(Work to be completed): Beginning with the first line, set down every line through the one containing "const groupSizes = [1, 3, 13, 6];", exactly as it appears, but not the pictures.

Begin Data provided

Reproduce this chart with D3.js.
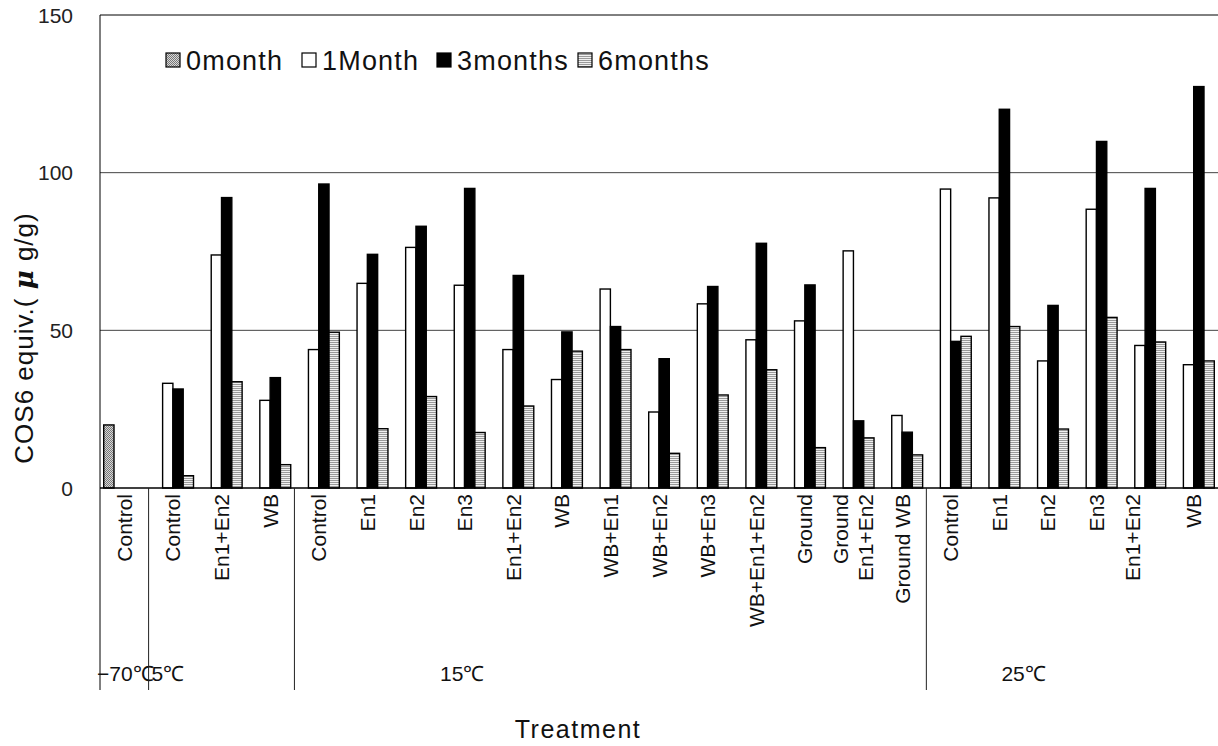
<!DOCTYPE html>
<html>
<head>
<meta charset="utf-8">
<script src="https://cdn.jsdelivr.net/npm/d3@7"></script>
<style>
  body { margin: 0; background: #fff; }
  svg { display: block; }
  text { font-family: "Liberation Sans", Arial, sans-serif; fill: #111; }
</style>
</head>
<body>
<svg id="chart" width="1218" height="746"></svg>
<script>
// Treatment labels (one entry per band; multi-line labels are arrays)
const categories = [
  "Control",
  "Control", "En1+En2", "WB",
  "Control", "En1", "En2", "En3", "En1+En2", "WB", "WB+En1", "WB+En2", "WB+En3",
  "WB+En1+En2", "Ground", ["Ground", "En1+En2"], "Ground WB",
  "Control", "En1", "En2", "En3", ["En1+En2", ""], "WB"
];

// Storage temperature groups and how many treatments each holds
const groupNames = ["\u221270\u2103", "5\u2103", "15\u2103", "25\u2103"];
const groupSizes = [1, 3, 13, 6];

const seriesNames = ["0month", "1Month", "3months", "6months"];

// COS6 equivalent (µg/g) per treatment
const month0 = [20, null, null, null, null, null, null, null, null, null, null, null, null, null, null, null, null, null, null, null, null, null, null];
const month1 = [null, 33.2, 73.9, 27.8, 43.9, 64.9, 76.3, 64.3, 43.9, 34.4, 63.1, 24.1, 58.4, 47.0, 53.0, 75.2, 23.0, 94.8, 92.0, 40.3, 88.4, 45.2, 39.1];
const month3 = [null, 31.4, 92.1, 35.0, 96.4, 74.1, 83.0, 95.0, 67.4, 49.5, 51.2, 41.0, 63.9, 77.6, 64.4, 21.3, 17.7, 46.5, 120.1, 57.9, 109.9, 95.0, 127.3];
const month6 = [null, 3.9, 33.7, 7.4, 49.4, 18.8, 29.0, 17.6, 26.0, 43.4, 43.9, 11.0, 29.5, 37.5, 12.8, 15.9, 10.5, 48.1, 51.2, 18.7, 54.1, 46.3, 40.3];

const yTicks = [0, 50, 100, 150];

const seriesValues = [month0, month1, month3, month6];

// ---- layout ----
const plot = { left: 100, right: 1218, top: 15, bottom: 488 };
const catAreaBottom = 690;
const groupLabelY = 673;
// band position (in band units) where each group's caption sits
const groupLabelBand = [null, null, 7.45, 19.0];
// legend swatch positions
const legendX = [166, 302, 437, 578];

const svg = d3.select("#chart");

const x = d3.scaleBand()
  .domain(d3.range(categories.length))
  .range([plot.left, plot.right])
  .padding(0);

const xs = d3.scaleBand()
  .domain(seriesNames)
  .range([0, x.bandwidth()])
  .paddingInner(0)
  .paddingOuter(0.36);

const y = d3.scaleLinear().domain([0, 150]).range([plot.bottom, plot.top]);

// ---- fill patterns ----
const defs = svg.append("defs");
const dots = defs.append("pattern")
  .attr("id", "dots").attr("patternUnits", "userSpaceOnUse")
  .attr("width", 2).attr("height", 2);
dots.append("rect").attr("width", 2).attr("height", 2).attr("fill", "#d8d8d8");
dots.append("rect").attr("width", 1).attr("height", 1).attr("fill", "#777");
dots.append("rect").attr("x", 1).attr("y", 1).attr("width", 1).attr("height", 1).attr("fill", "#777");

const stripes = defs.append("pattern")
  .attr("id", "stripes").attr("patternUnits", "userSpaceOnUse")
  .attr("width", 4).attr("height", 2);
stripes.append("rect").attr("width", 4).attr("height", 2).attr("fill", "#f0f0f0");
stripes.append("rect").attr("width", 4).attr("height", 1).attr("fill", "#9a9a9a");

const fills = {
  "0month": "url(#dots)",
  "1Month": "#ffffff",
  "3months": "#000000",
  "6months": "url(#stripes)"
};

// ---- gridlines ----
svg.append("g")
  .selectAll("line")
  .data(yTicks.filter(t => t > 0))
  .join("line")
  .attr("x1", plot.left).attr("x2", plot.right)
  .attr("y1", d => y(d)).attr("y2", d => y(d))
  .attr("stroke", d => d === 150 ? "#000" : "#444")
  .attr("stroke-width", 1);

// ---- bars ----
const barG = svg.append("g");
seriesNames.forEach((name, si) => {
  const data = seriesValues[si]
    .map((v, i) => ({ i, v }))
    .filter(d => d.v !== null);
  barG.append("g")
    .selectAll("rect")
    .data(data)
    .join("rect")
    .attr("x", d => x(d.i) + xs(name))
    .attr("width", xs.bandwidth())
    .attr("y", d => y(d.v))
    .attr("height", d => y(0) - y(d.v))
    .attr("fill", fills[name])
    .attr("stroke", "#000")
    .attr("stroke-width", 1.4);
});

// ---- axes lines ----
svg.append("line")
  .attr("x1", plot.left).attr("x2", plot.right)
  .attr("y1", y(0)).attr("y2", y(0))
  .attr("stroke", "#000").attr("stroke-width", 1.3);
svg.append("line")
  .attr("x1", plot.left).attr("x2", plot.left)
  .attr("y1", plot.top).attr("y2", catAreaBottom)
  .attr("stroke", "#000").attr("stroke-width", 1);

// ---- y tick labels ----
svg.append("g")
  .selectAll("text")
  .data(yTicks)
  .join("text")
  .attr("x", 73)
  .attr("y", d => y(d))
  .attr("dy", "0.36em")
  .attr("text-anchor", "end")
  .style("font-size", "21px")
  .style("fill", "#222")
  .text(d => d);

// ---- y title ----
const yTitle = svg.append("text")
  .attr("transform", "translate(33,338) rotate(-90)")
  .attr("text-anchor", "middle")
  .style("font-size", "26px")
  .style("letter-spacing", "1px");
yTitle.append("tspan").text("COS6 equiv.( ");
yTitle.append("tspan")
  .style("font-family", "'DejaVu Serif', serif")
  .style("font-style", "italic")
  .style("font-weight", "bold")
  .text("\u03bc");
yTitle.append("tspan").text(" g/g)");

// ---- category labels ----
const lineGap = 25;
const catG = svg.append("g");
categories.forEach((c, i) => {
  const lines = Array.isArray(c) ? c : [c];
  const cx = x(i) + x.bandwidth() / 2;
  lines.forEach((ln, li) => {
    const off = (li - (lines.length - 1) / 2) * lineGap;
    catG.append("text")
      .attr("transform", `translate(${cx + off},494) rotate(-90)`)
      .attr("text-anchor", "end")
      .attr("dy", "0.36em")
      .style("font-size", "21px")
      .text(ln);
  });
});

// ---- temperature groups ----
let start = 0;
const groupG = svg.append("g");
groupNames.forEach((g, gi) => {
  const x0 = x(start);
  if (gi > 0) {
    groupG.append("line")
      .attr("x1", x0).attr("x2", x0)
      .attr("y1", y(0)).attr("y2", catAreaBottom)
      .attr("stroke", "#222").attr("stroke-width", 1);
  }
  const t = groupG.append("text")
    .attr("y", groupLabelY)
    .attr("dy", "0.36em")
    .style("font-size", "21px")
    .text(g);
  if (groupLabelBand[gi] === null) {
    t.attr("x", x0 - 3 + (gi === 1 ? 6 : 0)).attr("text-anchor", "start");
  } else {
    t.attr("x", plot.left + groupLabelBand[gi] * x.step()).attr("text-anchor", "middle");
  }
  start += groupSizes[gi];
});

// ---- x title ----
svg.append("text")
  .attr("x", 578).attr("y", 738)
  .attr("text-anchor", "middle")
  .style("font-size", "25px")
  .style("letter-spacing", "1.5px")
  .text("Treatment");

// ---- legend ----
const legend = svg.append("g");
seriesNames.forEach((name, k) => {
  const lx = legendX[k];
  legend.append("rect")
    .attr("x", lx).attr("y", 53)
    .attr("width", 14).attr("height", 14)
    .attr("fill", fills[name])
    .attr("stroke", "#000").attr("stroke-width", 1.2);
  legend.append("text")
    .attr("x", lx + 20).attr("y", 60)
    .attr("dy", "0.36em")
    .style("font-size", "27px")
    .style("letter-spacing", "1.2px")
    .text(name);
});
</script>
</body>
</html>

End Data provided

(Result of this exercise):
Reproduce this chart with D3.js.
<!DOCTYPE html>
<html>
<head>
<meta charset="utf-8">
<script src="https://cdn.jsdelivr.net/npm/d3@7"></script>
<style>
  body { margin: 0; background: #fff; }
  svg { display: block; }
  text { font-family: "Liberation Sans", Arial, sans-serif; fill: #111; }
</style>
</head>
<body>
<svg id="chart" width="1218" height="746"></svg>
<script>
// Treatment labels (one entry per band; multi-line labels are arrays)
const categories = [
  "Control",
  "Control", "En1+En2", "WB",
  "Control", "En1", "En2", "En3", "En1+En2", "WB", "WB+En1", "WB+En2", "WB+En3",
  "WB+En1+En2", "Ground", ["Ground", "En1+En2"], "Ground WB",
  "Control", "En1", "En2", "En3", ["En1+En2", ""], "WB"
];

// Storage temperature groups and how many treatments each holds
const groupNames = ["\u221270\u2103", "5\u2103", "15\u2103", "25\u2103"];
const groupSizes = [1, 3, 13, 6];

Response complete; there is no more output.